El ser mitológico puede tomar millones de formas, a veces levanta la pieza de una carroza o martillea un pedazo de madera, hace de la rumba un lenguaje en sí mismo o lanza inmensidades de fuegos al cielo. Muere y renace a la misma vez, sin que importen ni la lógica, ni los moldes de la naturaleza, ni mucho menos la moral o las formalidades. Ese ser tiene en el pueblo sus envases, sus maneras de manifestarse. Más que una cuestión etnográfica, los estudios deberían evocar las almas que viven en este entorno de dicha, de vidas pasadas, de existencias en medio de la metafísica de una fiesta. En esa muchedumbre van lo mismo la hija de Sunsia que Sofía, ambas en un mismo vítor de gloria a su barrio, o Luis y su andar presuroso con los periódicos debajo del brazo. Las Parrandas no son patrimonio de nadie, no pudieran pertenecer a un instante en específico ni a un poder. La trascendencia es la marca y la fijeza las define como una de las fiestas más serias de la historia nacional.
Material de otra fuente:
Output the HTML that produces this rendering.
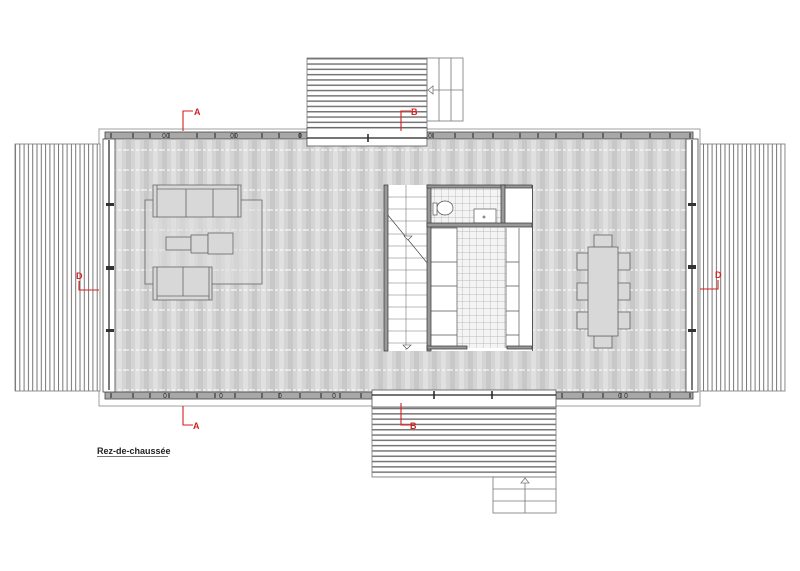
<!DOCTYPE html>
<html><head><meta charset="utf-8"><style>
html,body{margin:0;padding:0;background:#fff;width:800px;height:571px;overflow:hidden}
svg{display:block}
text{font-family:"Liberation Sans",sans-serif}
</style></head><body>
<svg width="800" height="571" viewBox="0 0 800 571" xmlns="http://www.w3.org/2000/svg">
<defs>
<pattern id="floor" x="0" y="0" width="18" height="20" patternUnits="userSpaceOnUse">
<rect width="18" height="20" fill="#dadada"/>
<rect x="0" width="5" height="20" fill="#cbcbcb"/>
<rect x="9" width="5" height="20" fill="#e9e9e9"/>
<path d="M1 0V20M3 0V20M5 0V20M7 0V20M9 0V20M11 0V20M13 0V20M15 0V20M17 0V20" stroke="#bcbcbc" stroke-width="0.4"/>
<path d="M0 10H3M5 10H8M10 10H13M15 10H18" stroke="#fff" stroke-width="0.9"/>
</pattern>
<pattern id="vdeck" x="15" y="0" width="4.3" height="10" patternUnits="userSpaceOnUse">
<rect width="4.3" height="10" fill="#fff"/><rect x="0" width="1" height="10" fill="#777"/>
</pattern>
<pattern id="hdeck" x="0" y="58" width="10" height="5.3" patternUnits="userSpaceOnUse">
<rect width="10" height="5.3" fill="#fff"/><rect y="0" width="10" height="1.5" fill="#777"/>
</pattern>
<pattern id="tile" x="0" y="0" width="7" height="7" patternUnits="userSpaceOnUse">
<rect width="7" height="7" fill="#f4f4f4"/><path d="M0 0H7M0 0V7" stroke="#aaa" stroke-width="0.7"/>
</pattern>
</defs>

<rect x="99" y="129" width="601" height="277" fill="none" stroke="#888" stroke-width="0.8"/>
<rect x="114" y="140" width="573" height="252" fill="url(#floor)"/>

<rect x="15" y="144" width="85" height="247" fill="url(#vdeck)" stroke="#777" stroke-width="0.8"/>
<rect x="700" y="144" width="85" height="247" fill="url(#vdeck)" stroke="#777" stroke-width="0.8"/>
<rect x="307" y="58" width="120" height="70" fill="url(#hdeck)" stroke="#777" stroke-width="0.8"/>
<rect x="372" y="407" width="184" height="70" fill="url(#hdeck)" stroke="#777" stroke-width="0.8"/>
<g fill="none" stroke="#777" stroke-width="0.8">
<rect x="427" y="58" width="36" height="63"/>
<path d="M439 58V121M451 58V121M427 90H463"/>
<path d="M428 90L433 86V94Z" fill="#fff"/>
<rect x="493" y="477" width="63" height="36"/>
<path d="M493 489H556M493 501H556M525 477V513"/>
<path d="M525 478L521 483H529Z" fill="#fff"/>
</g>

<g fill="#a8a8a8" stroke="#444" stroke-width="0.8">
<rect x="105" y="132" width="202" height="7"/>
<rect x="427" y="132" width="266" height="7"/>
<rect x="105" y="392" width="267" height="7"/>
<rect x="556" y="392" width="137" height="7"/>
</g>
<g fill="#fff" stroke="#555" stroke-width="0.8">
<rect x="307" y="128" width="120" height="18"/>
<rect x="372" y="390" width="184" height="17"/>
</g>
<path d="M307 138H427M372 395H556" stroke="#222" stroke-width="1.2"/>
<path d="M368 134V142M434 391V399M492 391V399" stroke="#222" stroke-width="1.5"/>
<g fill="#fff" stroke="#444" stroke-width="0.8">
<rect x="103" y="139" width="12" height="253"/>
<rect x="686" y="139" width="12" height="253"/>
</g>
<path d="M109 140V390M692 140V390" stroke="#222" stroke-width="1.2"/>
<g fill="#333">
<rect x="106" y="203" width="8" height="3"/><rect x="106" y="266" width="8" height="4"/><rect x="106" y="329" width="8" height="3"/>
<rect x="688" y="203" width="8" height="3"/><rect x="688" y="265" width="8" height="4"/><rect x="688" y="329" width="8" height="3"/>
</g>
<g stroke="#222" stroke-width="1">
<path d="M111 133V138M133 133V138M150 133V138M169 133V138M197 133V138M215 133V138M235 133V138M262 133V138M279 133V138M300 133V138M433 133V138M455 133V138M473 133V138M493 133V138M520 133V138M538 133V138M556 133V138M583 133V138M603 133V138M621 133V138M650 133V138M670 133V138M690 133V138"/>
<path d="M111 393V398M133 393V398M150 393V398M169 393V398M197 393V398M215 393V398M235 393V398M262 393V398M279 393V398M300 393V398M321 393V398M340 393V398M361 393V398M562 393V398M583 393V398M603 393V398M621 393V398M650 393V398M670 393V398M690 393V398"/>
</g>
<g fill="none" stroke="#333" stroke-width="0.6">
<ellipse cx="164" cy="135.5" rx="1.3" ry="2.3"/><ellipse cx="168" cy="135.5" rx="1.3" ry="2.3"/>
<ellipse cx="232" cy="135.5" rx="1.3" ry="2.3"/><ellipse cx="236" cy="135.5" rx="1.3" ry="2.3"/>
<ellipse cx="300" cy="135.5" rx="1.3" ry="2.3"/><ellipse cx="430" cy="135.5" rx="1.3" ry="2.3"/>
<ellipse cx="165" cy="395.5" rx="1.3" ry="2.3"/><ellipse cx="221" cy="395.5" rx="1.3" ry="2.3"/>
<ellipse cx="280" cy="395.5" rx="1.3" ry="2.3"/><ellipse cx="334" cy="395.5" rx="1.3" ry="2.3"/>
<ellipse cx="620" cy="395.5" rx="1.3" ry="2.3"/><ellipse cx="626" cy="395.5" rx="1.3" ry="2.3"/>
</g>

<g stroke="#666" stroke-width="0.8">
<rect x="145" y="200" width="117" height="84" fill="#dcdcdc" fill-opacity="0.6"/>
<rect x="153" y="185" width="88" height="32" fill="#d8d8d8"/>
<path d="M157 189H238M157 185V217M238 185V217M186 189V217M213 189V217" fill="none"/>
<rect x="166" y="237" width="25" height="13" fill="#d8d8d8"/>
<rect x="191" y="235" width="17" height="18" fill="#d8d8d8"/>
<rect x="208" y="233" width="25" height="21" fill="#d8d8d8"/>
<rect x="153" y="267" width="59" height="33" fill="#d8d8d8"/>
<path d="M157 267V300M209 267V300M157 296H209M183 267V296" fill="none"/>
</g>

<g stroke="#666" stroke-width="0.8" fill="#d8d8d8">
<rect x="594" y="235" width="18" height="12"/>
<rect x="594" y="336" width="18" height="12"/>
<rect x="577" y="253" width="12" height="17"/><rect x="577" y="283" width="12" height="17"/><rect x="577" y="312" width="12" height="17"/>
<rect x="618" y="253" width="12" height="17"/><rect x="618" y="283" width="12" height="17"/><rect x="618" y="312" width="12" height="17"/>
<rect x="588" y="247" width="30" height="89"/>
</g>

<rect x="386" y="185" width="146" height="166" fill="#fff"/>
<g fill="none" stroke="#777" stroke-width="0.6">
<path d="M388 197H428M388 209H428M388 221H428M388 234H428M388 246H428M388 258H428M388 270H428M388 283H428M388 295H428M388 307H428M388 319H428M388 331H428M388 343H428M406 185V350"/>
</g>
<path d="M387 214L428 264" stroke="#444" stroke-width="0.7"/>
<path d="M404 236L412 236L408 240Z M403 345L411 345L407 349Z" fill="#fff" stroke="#444" stroke-width="0.6"/>
<rect x="430" y="188" width="73" height="35" fill="url(#tile)"/>
<rect x="457" y="227" width="49" height="121" fill="url(#tile)"/>
<g fill="none" stroke="#555" stroke-width="0.7">
<path d="M431 228H457V348M431 262H457M431 286H457M431 311H457M431 335H457M506 228V348M506 262H519M506 286H519M506 311H519M506 335H519M519 228V348"/>
<ellipse cx="445" cy="208" rx="8" ry="7" fill="#fff"/>
<rect x="433" y="203" width="4" height="12" fill="#fff"/>
<rect x="474" y="209" width="22" height="14" fill="#fff"/>
<circle cx="484" cy="217" r="1"/>
</g>
<g fill="#999" stroke="#333" stroke-width="0.7">
<rect x="384" y="185" width="4" height="166"/>
<rect x="427" y="185" width="4" height="166"/>
<rect x="427" y="185" width="105" height="3"/>
<rect x="501" y="185" width="4" height="41"/>
<rect x="427" y="223" width="105" height="4"/>
<rect x="427" y="346" width="40" height="3"/>
<rect x="507" y="346" width="25" height="3"/>
</g>
<rect x="532" y="185" width="1" height="166" fill="#555"/>

<g stroke="#d42020" stroke-width="1.1" fill="none">
<path d="M183 131V111H193"/>
<path d="M401 131V111H411"/>
<path d="M183 406V425H193"/>
<path d="M401 403V425H411"/>
<path d="M79 281V290H99"/>
<path d="M718 280V289H700"/>
</g>
<g fill="#d42020" font-size="9" font-weight="bold">
<text x="194" y="115">A</text>
<text x="411" y="115">B</text>
<text x="193" y="429">A</text>
<text x="410" y="429">B</text>
<text x="76" y="279">D</text>
<text x="715" y="278">D</text>
</g>

<text x="97" y="454" font-size="9" font-weight="bold" fill="#222">Rez-de-chaussée</text>
<line x1="97" y1="456.5" x2="168" y2="456.5" stroke="#777" stroke-width="1"/>
</svg>
</body></html>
Allí, en la chanza, se define el rumbo que el ser mitológico tomará el próximo diciembre. Nadie sabe si estará encarnado en una carroza de tema persa o en un trabajo de plaza acerca de las galaxias y los viajes estelares. Así de distantes son los temas, las referencias, las vivencias y los goces estéticos de este suceso.
Un viejo chiste remediano habla sobre ciertas Parrandas que los ya fallecidos estarían también haciendo en el cielo o donde se hallen sus almas. Quizás parezca exagerado, pero la oralidad ha hecho todo sea posible. El ser mitológico baja a nosotros desde esa Valhala de héroes cotidianos y nos dice que nuestra gloria está por suceder. Hay que merecer a las Parrandas y parecerse a sus brillos y dolores.
Con esa fe, surge de nuevo la fecha y se replantean las interrogantes. Remedios vuelve a ese olor a pólvora y el frio de sus calles se torna calidez humana, trabajo cultural, deseo y trascendencia.
El parrandero nos encarna a todos y ha comenzado su andanza otra vez.